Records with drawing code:
───
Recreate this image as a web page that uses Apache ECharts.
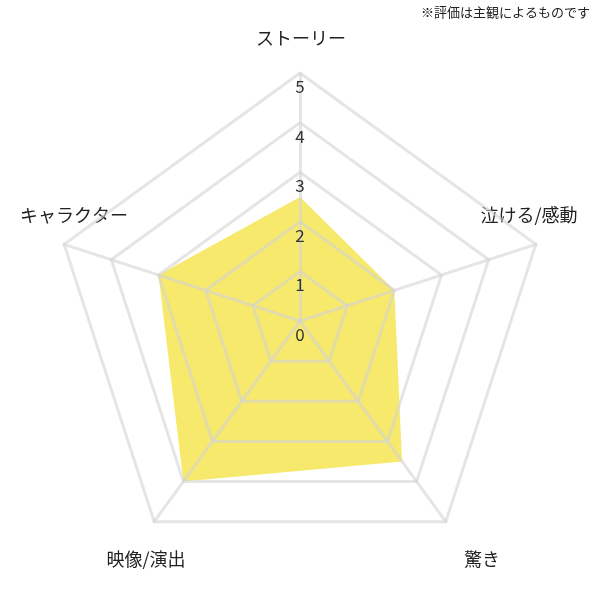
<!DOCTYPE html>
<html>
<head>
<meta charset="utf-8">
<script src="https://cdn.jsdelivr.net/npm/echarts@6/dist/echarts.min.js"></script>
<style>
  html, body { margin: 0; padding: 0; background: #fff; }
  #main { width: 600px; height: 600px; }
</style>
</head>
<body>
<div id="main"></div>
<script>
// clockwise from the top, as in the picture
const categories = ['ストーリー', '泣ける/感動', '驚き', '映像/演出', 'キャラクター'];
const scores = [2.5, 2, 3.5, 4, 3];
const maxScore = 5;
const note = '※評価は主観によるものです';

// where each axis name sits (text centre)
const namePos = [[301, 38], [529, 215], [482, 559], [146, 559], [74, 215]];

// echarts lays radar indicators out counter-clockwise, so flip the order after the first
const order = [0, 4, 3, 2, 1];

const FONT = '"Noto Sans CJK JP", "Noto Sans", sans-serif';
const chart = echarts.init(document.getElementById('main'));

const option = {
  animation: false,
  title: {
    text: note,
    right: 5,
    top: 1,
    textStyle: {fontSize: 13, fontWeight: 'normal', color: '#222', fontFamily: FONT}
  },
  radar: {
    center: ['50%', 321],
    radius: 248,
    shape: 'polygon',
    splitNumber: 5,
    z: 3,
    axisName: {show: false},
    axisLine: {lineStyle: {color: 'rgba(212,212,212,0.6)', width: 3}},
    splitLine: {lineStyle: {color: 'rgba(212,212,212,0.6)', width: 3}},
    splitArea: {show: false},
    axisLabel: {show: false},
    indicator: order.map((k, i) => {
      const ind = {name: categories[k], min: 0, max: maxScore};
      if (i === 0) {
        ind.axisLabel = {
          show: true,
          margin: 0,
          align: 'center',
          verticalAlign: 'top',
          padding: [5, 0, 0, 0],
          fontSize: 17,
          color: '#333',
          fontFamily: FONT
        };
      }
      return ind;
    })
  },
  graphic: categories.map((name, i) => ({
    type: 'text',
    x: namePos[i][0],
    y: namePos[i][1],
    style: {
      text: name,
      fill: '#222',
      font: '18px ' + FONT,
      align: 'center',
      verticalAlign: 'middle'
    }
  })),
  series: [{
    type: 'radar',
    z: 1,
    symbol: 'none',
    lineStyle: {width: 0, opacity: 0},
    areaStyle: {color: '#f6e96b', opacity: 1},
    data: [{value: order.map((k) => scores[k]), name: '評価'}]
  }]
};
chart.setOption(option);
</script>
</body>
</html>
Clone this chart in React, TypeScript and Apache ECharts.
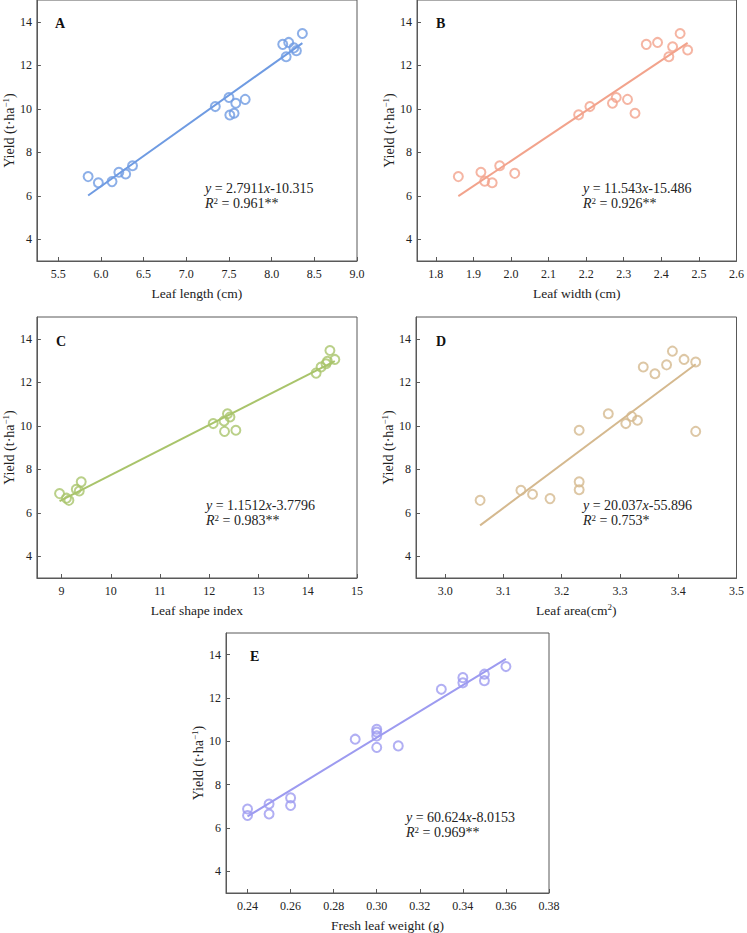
───
Find and copy every line in the entries above where the string "this" occurs.

Recreate this image as a web page that uses Apache ECharts.
Clone this chart in React, TypeScript and Apache ECharts.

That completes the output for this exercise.